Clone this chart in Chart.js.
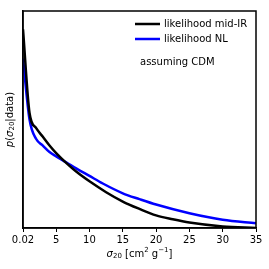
<!DOCTYPE html>
<html>
<head>
  <meta name="viewport" content="width=device-width, initial-scale=1.0">
  <title>sigma20 likelihood</title>
  <script src="https://cdn.jsdelivr.net/npm/chart.js"></script>
  <style>
    body { margin: 0; padding: 0; background: white; }
    #wrap { width: 269px; height: 269px; }
  </style>
</head>
<body>
  <div id="wrap"><canvas id="chart"></canvas></div>
  <script>
    // data (y normalised, 0 = axis, 1 = top of frame)
    const xMidIR = [0.02, 1, 2, 3, 4, 5, 6.5, 8, 10, 12.5, 15, 17.5, 20, 22.5, 25, 30, 35];
    const yMidIR = [0.916, 0.53, 0.46, 0.42, 0.38, 0.345, 0.30, 0.26, 0.215, 0.165, 0.122, 0.088, 0.058, 0.04, 0.025, 0.007, 0.0];
    const xNL = [0.02, 1, 2, 3, 4, 5, 6.5, 8, 10, 12, 15, 17.5, 20, 25, 30, 35];
    const yNL = [0.78, 0.50, 0.41, 0.38, 0.35, 0.33, 0.303, 0.275, 0.24, 0.205, 0.16, 0.133, 0.108, 0.068, 0.038, 0.022];
    const xTicks = [0.02, 5, 10, 15, 20, 25, 30, 35];
    const seriesNames = ['likelihood mid-IR', 'likelihood NL'];
    const note = 'assuming CDM';

    const pts = (xs, ys) => xs.map((x, i) => ({ x: x, y: ys[i] }));
    const font = "'DejaVu Sans', sans-serif";

    // label pieces: normal, italic, sub, sup
    const xTitle = [['σ', 'i'], ['20', 'sub'], [' [cm', ''], ['2', 'sup'], [' g', ''], ['−1', 'sup'], [']', '']];
    const yTitle = [['p', 'i'], ['(', ''], ['σ', 'i'], ['20', 'sub'], ['|data)', '']];

    function richText(c, parts, cx, cy) {
      const fontOf = k => (k === 'i' ? 'italic ' : '') + ((k === 'sub' || k === 'sup') ? '7px ' : '10px ') + font;
      let w = 0;
      parts.forEach(p => { c.font = fontOf(p[1]); w += c.measureText(p[0]).width; });
      let x = cx - w / 2;
      parts.forEach(p => {
        c.font = fontOf(p[1]);
        const dy = p[1] === 'sub' ? 2.5 : p[1] === 'sup' ? -3.5 : 0;
        c.fillText(p[0], x, cy + dy);
        x += c.measureText(p[0]).width;
      });
    }

    // frame, titles and legend box drawn by hand
    const extras = {
      id: 'extras',
      afterDraw(chart) {
        const c = chart.ctx, a = chart.chartArea;
        c.save();
        c.strokeStyle = '#000';
        c.lineWidth = 1.5;
        c.strokeRect(a.left, a.top, a.right - a.left, a.bottom - a.top);
        c.fillStyle = '#000';
        c.textBaseline = 'middle';
        c.textAlign = 'left';
        richText(c, xTitle, (a.left + a.right) / 2, 254);
        c.save();
        c.translate(10, (a.top + a.bottom) / 2);
        c.rotate(-Math.PI / 2);
        richText(c, yTitle, 0, 0);
        c.restore();
        c.font = '10px ' + font;
        const cols = ['#000000', '#0000ff'];
        seriesNames.forEach((n, i) => {
          const y = 24 + i * 15;
          c.strokeStyle = cols[i];
          c.lineWidth = 2.5;
          c.beginPath(); c.moveTo(135, y); c.lineTo(160, y); c.stroke();
          c.fillStyle = '#000';
          c.fillText(n, 164, y);
        });
        c.fillText(note, 140, 62);
        c.restore();
      }
    };

    new Chart(document.getElementById('chart'), {
      type: 'line',
      data: {
        datasets: [
          { label: seriesNames[0], data: pts(xMidIR, yMidIR), borderColor: '#000000', borderWidth: 2.5, pointRadius: 0, cubicInterpolationMode: 'monotone' },
          { label: seriesNames[1], data: pts(xNL, yNL), borderColor: '#0000ff', borderWidth: 2.5, pointRadius: 0, cubicInterpolationMode: 'monotone' }
        ]
      },
      options: {
        responsive: true,
        maintainAspectRatio: false,
        animation: false,
        layout: { padding: { top: 11, right: 13, left: 0, bottom: 0 } },
        plugins: { legend: { display: false }, tooltip: { enabled: false } },
        scales: {
          x: {
            type: 'linear', min: 0.02, max: 35,
            afterBuildTicks: s => { s.ticks = xTicks.map(v => ({ value: v })); },
            afterFit: s => { s.height = 41; },
            ticks: { color: '#000', font: { family: font, size: 10 }, padding: 2, maxRotation: 0,
                     callback: v => v === 0.02 ? '0.02' : String(v) },
            grid: { drawOnChartArea: false, tickLength: 4, color: '#000', tickWidth: 1 },
            border: { color: '#000', width: 1.5 }
          },
          y: {
            min: 0, max: 1,
            afterFit: s => { s.width = 23; },
            ticks: { display: false },
            grid: { display: false },
            border: { color: '#000', width: 1.5 }
          }
        }
      },
      plugins: [extras]
    });
  </script>
</body>
</html>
· · ·
§ To be done
Output all of the data exactly as it stands, minus any images.

§ Correct answer
Clone this chart in Chart.js.
<!DOCTYPE html>
<html>
<head>
  <meta name="viewport" content="width=device-width, initial-scale=1.0">
  <title>sigma20 likelihood</title>
  <script src="https://cdn.jsdelivr.net/npm/chart.js"></script>
  <style>
    body { margin: 0; padding: 0; background: white; }
    #wrap { width: 269px; height: 269px; }
  </style>
</head>
<body>
  <div id="wrap"><canvas id="chart"></canvas></div>
  <script>
    // data (y normalised, 0 = axis, 1 = top of frame)
    const xMidIR = [0.02, 1, 2, 3, 4, 5, 6.5, 8, 10, 12.5, 15, 17.5, 20, 22.5, 25, 30, 35];
    const yMidIR = [0.916, 0.53, 0.46, 0.42, 0.38, 0.345, 0.30, 0.26, 0.215, 0.165, 0.122, 0.088, 0.058, 0.04, 0.025, 0.007, 0.0];
    const xNL = [0.02, 1, 2, 3, 4, 5, 6.5, 8, 10, 12, 15, 17.5, 20, 25, 30, 35];
    const yNL = [0.78, 0.50, 0.41, 0.38, 0.35, 0.33, 0.303, 0.275, 0.24, 0.205, 0.16, 0.133, 0.108, 0.068, 0.038, 0.022];
    const xTicks = [0.02, 5, 10, 15, 20, 25, 30, 35];
    const seriesNames = ['likelihood mid-IR', 'likelihood NL'];
    const note = 'assuming CDM';

    const pts = (xs, ys) => xs.map((x, i) => ({ x: x, y: ys[i] }));
    const font = "'DejaVu Sans', sans-serif";

    // label pieces: normal, italic, sub, sup
    const xTitle = [['σ', 'i'], ['20', 'sub'], [' [cm', ''], ['2', 'sup'], [' g', ''], ['−1', 'sup'], [']', '']];
    const yTitle = [['p', 'i'], ['(', ''], ['σ', 'i'], ['20', 'sub'], ['|data)', '']];

    function richText(c, parts, cx, cy) {
      const fontOf = k => (k === 'i' ? 'italic ' : '') + ((k === 'sub' || k === 'sup') ? '7px ' : '10px ') + font;
      let w = 0;
      parts.forEach(p => { c.font = fontOf(p[1]); w += c.measureText(p[0]).width; });
      let x = cx - w / 2;
      parts.forEach(p => {
        c.font = fontOf(p[1]);
        const dy = p[1] === 'sub' ? 2.5 : p[1] === 'sup' ? -3.5 : 0;
        c.fillText(p[0], x, cy + dy);
        x += c.measureText(p[0]).width;
      });
    }

    // frame, titles and legend box drawn by hand
    const extras = {
      id: 'extras',
      afterDraw(chart) {
        const c = chart.ctx, a = chart.chartArea;
        c.save();
        c.strokeStyle = '#000';
        c.lineWidth = 1.5;
        c.strokeRect(a.left, a.top, a.right - a.left, a.bottom - a.top);
        c.fillStyle = '#000';
        c.textBaseline = 'middle';
        c.textAlign = 'left';
        richText(c, xTitle, (a.left + a.right) / 2, 254);
        c.save();
        c.translate(10, (a.top + a.bottom) / 2);
        c.rotate(-Math.PI / 2);
        richText(c, yTitle, 0, 0);
        c.restore();
        c.font = '10px ' + font;
        const cols = ['#000000', '#0000ff'];
        seriesNames.forEach((n, i) => {
          const y = 24 + i * 15;
          c.strokeStyle = cols[i];
          c.lineWidth = 2.5;
          c.beginPath(); c.moveTo(135, y); c.lineTo(160, y); c.stroke();
          c.fillStyle = '#000';
          c.fillText(n, 164, y);
        });
        c.fillText(note, 140, 62);
        c.restore();
      }
    };

    new Chart(document.getElementById('chart'), {
      type: 'line',
      data: {
        datasets: [
          { label: seriesNames[0], data: pts(xMidIR, yMidIR), borderColor: '#000000', borderWidth: 2.5, pointRadius: 0, cubicInterpolationMode: 'monotone' },
          { label: seriesNames[1], data: pts(xNL, yNL), borderColor: '#0000ff', borderWidth: 2.5, pointRadius: 0, cubicInterpolationMode: 'monotone' }
        ]
      },
      options: {
        responsive: true,
        maintainAspectRatio: false,
        animation: false,
        layout: { padding: { top: 11, right: 13, left: 0, bottom: 0 } },
        plugins: { legend: { display: false }, tooltip: { enabled: false } },
        scales: {
          x: {
            type: 'linear', min: 0.02, max: 35,
            afterBuildTicks: s => { s.ticks = xTicks.map(v => ({ value: v })); },
            afterFit: s => { s.height = 41; },
            ticks: { color: '#000', font: { family: font, size: 10 }, padding: 2, maxRotation: 0,
                     callback: v => v === 0.02 ? '0.02' : String(v) },
            grid: { drawOnChartArea: false, tickLength: 4, color: '#000', tickWidth: 1 },
            border: { color: '#000', width: 1.5 }
          },
          y: {
            min: 0, max: 1,
            afterFit: s => { s.width = 23; },
            ticks: { display: false },
            grid: { display: false },
            border: { color: '#000', width: 1.5 }
          }
        }
      },
      plugins: [extras]
    });
  </script>
</body>
</html>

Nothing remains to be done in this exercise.